At the Greenville plant, Timberlab uses CNC machines to mill non-fabricated glulam billets, transforming them into custom, project-specific components that are then assembled on the building site. Photo courtesy Timberlab

Earlier this month, the company announced that a glulam fabrication plant it opened just over a year ago in Greenville, South Carolina, was now operating at full capacity, with the ability to support one million square feet of mass-timber construction annually, making it the largest such facility east of the Mississippi, and only one of three similar plants in the Southeast. Timberlab says that the facility has doubled the fabrication capacity of large glulam components for mass-timber structures nationally.

First started as a timber-focused division of San Francisco-headquartered general contractor Swinerton in 2016, and then known as Swinerton Mass Timber, Timberlab opened its first fabrication plant in Portland, Oregon, in 2020, followed by its formal launch as a wholly owned subsidiary in 2021. In addition to the Portland and Greenville plants, Timberlab recently acquired two glulam manufacturing facilities from American Laminators in Oregon. It has also announced plans to open a cross-laminated timber (CLT) manufacturing operation in that state’s mid-Willamette region.
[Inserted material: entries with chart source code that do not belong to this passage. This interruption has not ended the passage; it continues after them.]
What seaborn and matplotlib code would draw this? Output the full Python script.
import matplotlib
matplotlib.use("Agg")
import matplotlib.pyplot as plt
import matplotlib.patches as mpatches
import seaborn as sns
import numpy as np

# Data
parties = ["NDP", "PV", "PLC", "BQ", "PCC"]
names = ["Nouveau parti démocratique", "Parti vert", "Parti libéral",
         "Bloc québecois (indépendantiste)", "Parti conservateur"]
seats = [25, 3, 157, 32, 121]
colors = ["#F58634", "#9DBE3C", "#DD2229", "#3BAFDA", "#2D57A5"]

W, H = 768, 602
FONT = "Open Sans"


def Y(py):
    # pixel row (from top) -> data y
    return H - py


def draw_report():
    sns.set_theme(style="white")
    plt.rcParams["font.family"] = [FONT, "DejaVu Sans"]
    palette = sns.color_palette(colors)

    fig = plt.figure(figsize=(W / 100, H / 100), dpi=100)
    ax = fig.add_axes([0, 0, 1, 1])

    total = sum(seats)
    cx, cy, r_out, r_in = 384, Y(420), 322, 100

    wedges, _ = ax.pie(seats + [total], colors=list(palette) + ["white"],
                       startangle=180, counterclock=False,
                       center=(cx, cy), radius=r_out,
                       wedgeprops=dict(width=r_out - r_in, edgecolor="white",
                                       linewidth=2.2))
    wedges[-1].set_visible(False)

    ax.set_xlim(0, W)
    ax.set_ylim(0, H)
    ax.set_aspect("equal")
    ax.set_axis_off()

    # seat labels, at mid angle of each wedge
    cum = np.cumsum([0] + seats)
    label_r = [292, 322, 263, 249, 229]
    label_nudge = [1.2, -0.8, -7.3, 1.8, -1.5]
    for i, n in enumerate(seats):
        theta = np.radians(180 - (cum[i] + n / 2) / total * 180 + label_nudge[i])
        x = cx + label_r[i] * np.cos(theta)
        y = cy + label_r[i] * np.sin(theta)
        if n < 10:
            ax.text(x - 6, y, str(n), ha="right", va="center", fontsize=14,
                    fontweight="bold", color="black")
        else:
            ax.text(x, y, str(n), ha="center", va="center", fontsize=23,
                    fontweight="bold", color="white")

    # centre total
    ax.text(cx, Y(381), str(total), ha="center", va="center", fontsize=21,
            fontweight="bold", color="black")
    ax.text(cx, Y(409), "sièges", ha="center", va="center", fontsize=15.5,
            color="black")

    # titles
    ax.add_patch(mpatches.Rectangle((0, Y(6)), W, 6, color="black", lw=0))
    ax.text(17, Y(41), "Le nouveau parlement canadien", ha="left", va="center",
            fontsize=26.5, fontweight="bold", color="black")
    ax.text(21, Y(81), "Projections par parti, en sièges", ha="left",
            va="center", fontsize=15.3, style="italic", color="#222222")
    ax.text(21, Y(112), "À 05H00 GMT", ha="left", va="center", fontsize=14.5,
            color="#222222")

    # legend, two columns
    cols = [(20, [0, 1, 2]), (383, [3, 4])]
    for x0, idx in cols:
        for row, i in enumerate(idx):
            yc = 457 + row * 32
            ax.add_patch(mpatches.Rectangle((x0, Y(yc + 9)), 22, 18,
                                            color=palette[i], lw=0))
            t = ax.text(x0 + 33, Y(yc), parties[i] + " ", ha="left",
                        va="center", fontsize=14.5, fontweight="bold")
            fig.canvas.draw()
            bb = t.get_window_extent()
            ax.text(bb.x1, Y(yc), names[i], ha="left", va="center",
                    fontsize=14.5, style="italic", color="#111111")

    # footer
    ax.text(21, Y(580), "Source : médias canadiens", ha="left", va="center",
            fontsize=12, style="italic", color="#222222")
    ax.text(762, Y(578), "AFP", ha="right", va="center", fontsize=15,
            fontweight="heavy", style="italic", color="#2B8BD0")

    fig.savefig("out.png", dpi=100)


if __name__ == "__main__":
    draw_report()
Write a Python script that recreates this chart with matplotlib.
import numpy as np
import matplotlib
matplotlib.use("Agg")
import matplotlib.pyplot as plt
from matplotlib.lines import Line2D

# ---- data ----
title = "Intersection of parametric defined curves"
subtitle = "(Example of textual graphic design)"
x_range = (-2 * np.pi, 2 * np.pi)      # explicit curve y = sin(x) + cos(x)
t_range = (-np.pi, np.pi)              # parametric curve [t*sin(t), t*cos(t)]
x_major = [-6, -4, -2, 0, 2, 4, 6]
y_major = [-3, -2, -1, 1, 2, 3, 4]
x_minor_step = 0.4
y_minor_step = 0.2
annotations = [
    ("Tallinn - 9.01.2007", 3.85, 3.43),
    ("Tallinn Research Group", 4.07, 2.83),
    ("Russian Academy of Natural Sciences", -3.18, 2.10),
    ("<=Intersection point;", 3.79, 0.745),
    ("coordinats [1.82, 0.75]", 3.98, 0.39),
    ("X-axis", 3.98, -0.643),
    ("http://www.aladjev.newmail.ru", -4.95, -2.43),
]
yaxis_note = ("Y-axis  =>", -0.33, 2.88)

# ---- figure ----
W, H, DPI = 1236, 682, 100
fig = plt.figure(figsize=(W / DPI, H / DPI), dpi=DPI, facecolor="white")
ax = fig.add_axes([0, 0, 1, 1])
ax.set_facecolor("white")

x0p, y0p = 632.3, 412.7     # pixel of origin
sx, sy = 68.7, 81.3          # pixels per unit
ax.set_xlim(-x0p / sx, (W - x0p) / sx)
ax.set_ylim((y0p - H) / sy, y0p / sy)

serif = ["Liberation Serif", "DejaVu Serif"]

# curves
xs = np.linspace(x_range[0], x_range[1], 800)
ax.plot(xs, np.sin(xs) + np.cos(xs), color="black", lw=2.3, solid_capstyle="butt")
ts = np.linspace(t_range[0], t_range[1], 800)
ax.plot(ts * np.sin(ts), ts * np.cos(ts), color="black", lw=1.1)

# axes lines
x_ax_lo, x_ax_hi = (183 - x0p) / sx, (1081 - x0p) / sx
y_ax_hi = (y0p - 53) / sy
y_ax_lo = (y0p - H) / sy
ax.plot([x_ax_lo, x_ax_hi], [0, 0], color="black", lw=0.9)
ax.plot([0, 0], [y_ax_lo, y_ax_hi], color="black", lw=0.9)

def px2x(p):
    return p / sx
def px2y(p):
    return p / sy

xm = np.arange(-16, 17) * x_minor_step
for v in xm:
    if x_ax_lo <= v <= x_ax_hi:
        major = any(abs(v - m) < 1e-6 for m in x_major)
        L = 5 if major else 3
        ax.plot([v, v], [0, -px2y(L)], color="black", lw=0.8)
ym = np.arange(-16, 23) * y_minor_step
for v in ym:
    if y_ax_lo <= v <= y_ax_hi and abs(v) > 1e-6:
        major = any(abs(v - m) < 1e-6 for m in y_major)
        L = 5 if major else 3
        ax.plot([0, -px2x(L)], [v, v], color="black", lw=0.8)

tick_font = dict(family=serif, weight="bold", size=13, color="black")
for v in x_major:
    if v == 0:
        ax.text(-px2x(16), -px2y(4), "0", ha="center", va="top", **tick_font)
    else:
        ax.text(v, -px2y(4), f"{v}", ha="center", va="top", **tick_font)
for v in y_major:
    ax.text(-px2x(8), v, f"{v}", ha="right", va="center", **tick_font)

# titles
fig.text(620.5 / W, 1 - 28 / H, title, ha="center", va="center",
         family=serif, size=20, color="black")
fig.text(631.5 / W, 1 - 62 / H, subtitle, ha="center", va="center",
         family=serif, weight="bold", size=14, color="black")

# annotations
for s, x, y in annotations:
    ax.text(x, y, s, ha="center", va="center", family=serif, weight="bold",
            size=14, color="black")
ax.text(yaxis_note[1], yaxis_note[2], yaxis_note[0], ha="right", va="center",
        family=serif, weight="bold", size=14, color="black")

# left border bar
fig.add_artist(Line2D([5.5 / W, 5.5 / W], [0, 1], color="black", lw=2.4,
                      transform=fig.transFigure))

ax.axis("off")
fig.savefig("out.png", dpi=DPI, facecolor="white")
LEVER Architecture, a Portland-based firm known for its work in mass timber, is designing the new CLT facility, which is expected to open by 2027.


Photo courtesy Timberlab

Timberlab chose Greenville due to the region’s abundance of southern yellow pine, its existing network of glulam manufacturers, and its proximity to high-growth East Coast construction markets. At the South Carolina plant, Timberlab uses CNC machines to mill non-fabricated glulam billets, transforming them into custom, project-specific components that are then assembled on the building site. Timberlab can source the glulam from nearby producers or from its recently acquired plants in Oregon. “It is easy to send non-fabricated glulam across country by rail,” explains Chris Evans, Timberlab president. “But Greenville is not exclusive to glulam manufactured at our facilities,” he adds. “We will do the best procurement for our clients.”

Among the first projects supported by the Greenville plant is a 67,000-square-foot office building for the LS3P-designed Live Oak Bank in Wilmington, North Carolina, and a 42,000-square-foot career and student center at the University of Southern Maine designed by Elkus Manfredi. Projects with mass-timber components milled at Timberlab’s Pacific Northwest fabrication plant include Atelier Jones’ Heartwood, an eight-story, 216-unit apartment building in Seattle that features unusual all-wood mortise-and-tenon joints.


An LS3P-designed office building for Live Oak Bank in Wilmington, North Carolina, is among the first projects supported by Timberlab’s new Greenville plant. Photo © FLOR Projects

If Timberlab’s expansion sounds rapid, Evans maintains that the company’s evolution has been measured and methodical, spanning eight years. Its investment in the supply chain, funded by shareholders (both Timberlab and Swinerton are employee-owned), will ultimately make mass-timber buildings more affordable, he says, while helping spur greater demand. “It is a chicken-and-egg situation,” he says. “You need to have the investment to support the market’s growth.”